We can pretty much be sure that the only man likely to take his place, Trotsky, would have pursued a very different policy though. I don't know much bout Trotsky, but I do know he wasn't keen on Stalin's "socialism in one country" plan.
In reality, Stalin stole much of his concrete plan from the would-be challengers and rivals in the Party. Lev Trotsky is the largest contributor, but so are Nikolai Bukharin and Grigory Zinoviev. In fact, the whole idea of the Five-Year Plan for Industrial Development is a Trotskyist initiative. But you would not know it, from Stalinist propaganda. The slanderfest organized against Trotsky is thus highly ironic, claiming Trotskyism to be a social-democratic rightist deviation, whilst the propagators pursued a program that Trotsky himself dreamed up, though in a perverted and overly concentrated form. The opposition from Trotsky came, first and foremost, from his own denunciation and subsequent exile, but there were also legitimate concerns about the perversion of his plan that I have alluded to above. According to him, things were overly centralized and full of bureaucratic overlap and other nonsense, which contributed to a top-heavy bureaucratic mess that snuffed out participatory economics. He was also critical of the forced collectivization of agriculture, it being the opinion of both Trotsky and Lenin that such participation was to be purely
voluntary, though heavily propagandized in favor of. It was Stalin, by playing on the kulak bogeyman, who initially drew support to himself by calling for forced collectivization, criticizing the voluntary system as proceeding towards socialism "at a snail's pace," a criticism he later leveled on the NEP as a whole (which leads the the above).

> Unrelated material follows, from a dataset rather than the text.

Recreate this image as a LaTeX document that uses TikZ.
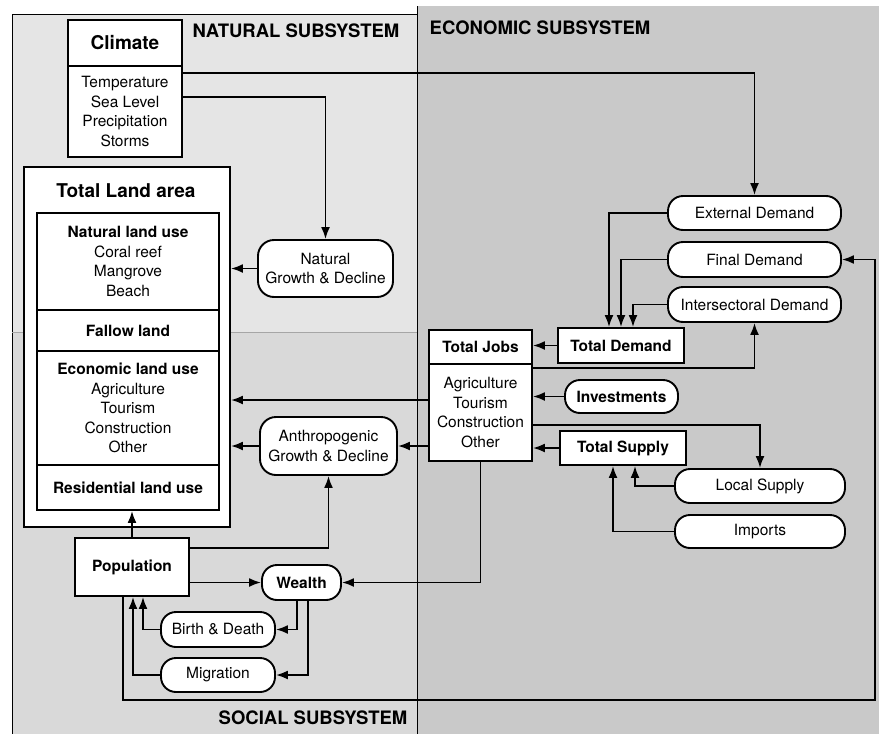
\documentclass[tikz,border=0pt]{standalone}
\usepackage{fontspec}
\setmainfont{TeX Gyre Heros}
\usetikzlibrary{arrows.meta}
\begin{document}
\begin{tikzpicture}[x=1pt,y=-1pt,
  reg/.style={font=\fontsize{15.5}{19.5}\selectfont},
  sz/.style 2 args={minimum width=#1, minimum height=#2},
  bx/.style={draw, line width=1.9pt, fill=white, inner sep=0pt, align=center, reg},
  pill/.style={bx, rounded corners=15pt},
  bigpill/.style={bx, rounded corners=16pt},
  arr/.style={line width=1.9pt, -{Latex[length=12pt,width=9pt]}},
  hdr/.style={font=\fontsize{18.5}{22}\selectfont\bfseries, inner sep=0pt},
  ttl/.style={font=\fontsize{19}{22}\selectfont\bfseries},
]
% page and regions
\fill[white] (0,0) rectangle (879,734);
\useasboundingbox (0,0) rectangle (879,734);
\fill[gray!20] (12,14) rectangle (417,332);
\fill[gray!30] (12,332) rectangle (417,734);
\fill[gray!42] (417,6) rectangle (879,734);
\draw[line width=0.9pt] (12,734) -- (12,14) -- (417,14);
\draw[line width=0.9pt] (417,6) -- (417,734);
\draw[line width=0.4pt, gray!70] (12,332) -- (417,332);

% subsystem labels
\node[hdr] (natlab) at (296,31) {NATURAL SUBSYSTEM};
\node[hdr] (ecolab) at (540,28) {ECONOMIC SUBSYSTEM};
\node[hdr] (soclab) at (313,718) {SOCIAL SUBSYSTEM};

% climate
\node[bx, sz={114pt}{46pt}, ttl] (climT) at (125,43) {Climate};
\node[bx, sz={114pt}{91pt}] (climL) at (125,111.5) {Temperature\\Sea Level\\Precipitation\\Storms};

% total land area
\node[bx, sz={206pt}{360pt}] (land) at (127,347) {};
\node[ttl] (landT) at (126,191) {Total Land area};
\node[bx, sz={182pt}{97pt}] (natU) at (128,261.5) {\textbf{Natural land use}\\Coral reef\\Mangrove\\Beach};
\node[bx, sz={182pt}{41pt}] (fallow) at (128,330.5) {\textbf{Fallow land}};
\node[bx, sz={182pt}{114pt}] (econU) at (128,408) {\textbf{Economic land use}\\Agriculture\\Tourism\\Construction\\Other};
\node[bx, sz={182pt}{45pt}] (resid) at (128,487.5) {\textbf{Residential land use}};

% natural / anthropogenic
\node[bigpill, sz={135pt}{57pt}] (ngd) at (325.5,268.5) {Natural\\Growth \& Decline};
\node[bigpill, sz={137pt}{58pt}] (agd) at (328.5,446) {Anthropogenic\\Growth \& Decline};

% social
\node[bx, sz={114pt}{58pt}] (pop) at (132,567) {\textbf{Population}};
\node[pill, sz={79pt}{35pt}] (wealth) at (301.5,582.5) {\textbf{Wealth}};
\node[pill, sz={114pt}{35pt}] (bd) at (218,629.5) {Birth \& Death};
\node[pill, sz={114pt}{34pt}] (mig) at (218,675) {Migration};

% economic
\node[pill, sz={173pt}{34pt}] (extD) at (754.5,213) {External Demand};
\node[pill, sz={173pt}{35pt}] (finD) at (754.5,259.5) {Final Demand};
\node[pill, sz={173pt}{35pt}] (intD) at (754.5,304.5) {Intersectoral Demand};
\node[bx, sz={126pt}{35pt}] (totD) at (621,345.5) {\textbf{Total Demand}};
\node[bx, sz={103pt}{34pt}] (jobsT) at (480.5,347) {\textbf{Total Jobs}};
\node[bx, sz={103pt}{97pt}] (jobsL) at (480.5,412.5) {Agriculture\\Tourism\\Construction\\Other};
\node[pill, sz={113pt}{33pt}] (inv) at (621.5,396.5) {\textbf{Investments}};
\node[bx, sz={126pt}{34pt}] (totS) at (623,448) {\textbf{Total Supply}};
\node[pill, sz={170pt}{34pt}] (locS) at (760,486) {Local Supply};
\node[pill, sz={170pt}{33pt}] (imp) at (760,531.5) {Imports};

% waypoints
\coordinate (bl) at (123,700);
\coordinate (br) at (875,700);

% connectors: natural
\draw[arr] (climL.east |- 0,73) -| (extD.north);
\draw[arr] (climL.east |- 0,97) -| (ngd.north);
\draw[arr] (ngd.west) -- (land.east |- ngd.west);
\draw[arr] (agd.west) -- (land.east |- agd.west);
\draw[arr] (jobsL.west |- 0,400) -- (land.east |- 0,400);
\draw[arr] (jobsL.west |- agd.east) -- (agd.east);

% connectors: social
\draw[arr] (pop.north) -- (pop.north |- resid.south);
\draw[arr] (pop.east |- 0,548) -| (agd.south);
\draw[arr] (pop.east |- wealth.west) -- (wealth.west);
\draw[arr] (jobsL.south) |- (wealth.east);
\draw[arr] (wealth.south -| 297,0) |- (bd.east);
\draw[arr] (wealth.south -| 308,0) |- (mig.east);
\draw[arr] (bd.west) -| (pop.south -| 143,0);
\draw[arr] (mig.west) -| (pop.south -| 133,0);
\draw[arr] (pop.south -| bl) -- (bl) -- (br) |- (finD.east);

% connectors: economic
\draw[arr] (extD.west) -| (totD.north -| 609,0);
\draw[arr] (finD.west) -| (totD.north -| 621,0);
\draw[arr] (intD.west) -| (totD.north -| 633,0);
\draw[arr] (totD.west) -- (jobsT.east |- totD.west);
\draw[arr] (jobsL.east |- 0,368) -| (intD.south);
\draw[arr] (inv.west) -- (jobsL.east |- inv.west);
\draw[arr] (jobsL.east |- 0,425) -| (locS.north);
\draw[arr] (totS.west) -- (jobsL.east |- totS.west);
\draw[arr] (locS.west) -| (totS.south -| 635,0);
\draw[arr] (imp.west) -| (totS.south -| 613,0);
\end{tikzpicture}
\end{document}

He was not specific in his criticism of the NEP, however, about what should be done instead, and really had nothing but vagaries until he had finished ruining Trotsky's reputation, after which he adopted the rough outline of the Five Year Plan, and turned Trotskyism into another vague bogeyman, claiming it to be Bonapartism and reactionary social-democracy, but never explaining
why. It should be obvious why they never explained. Similar things were done to Nikolai Bukharin, who was fearlessly and vocally critical of the forced collectivization campaign in the early 30s, and advocated a rather large de-collectivization campaign with explanations why (he was quite the interesting economist). Stalin repeated the slander campaign against this new challenger, which ended in Bukharin's execution. He then repeated the follow-up to Trotsky's denunciation, which was to adopt Bukharin's ideas somewhat, as if they had been his all along. Subsequent retreats from collectivization followed, and were added to the singular monolith of absolute Stalinist wisdom.
EDIT: So to summarize, things would have been quite different, but not wholly unrecognizable, had Stalin's wings been clipped. The biggest difference would probably have been the Purges and GULAG system, though I think much of the starvation that occurred between 1927 and 1933 might still have happened.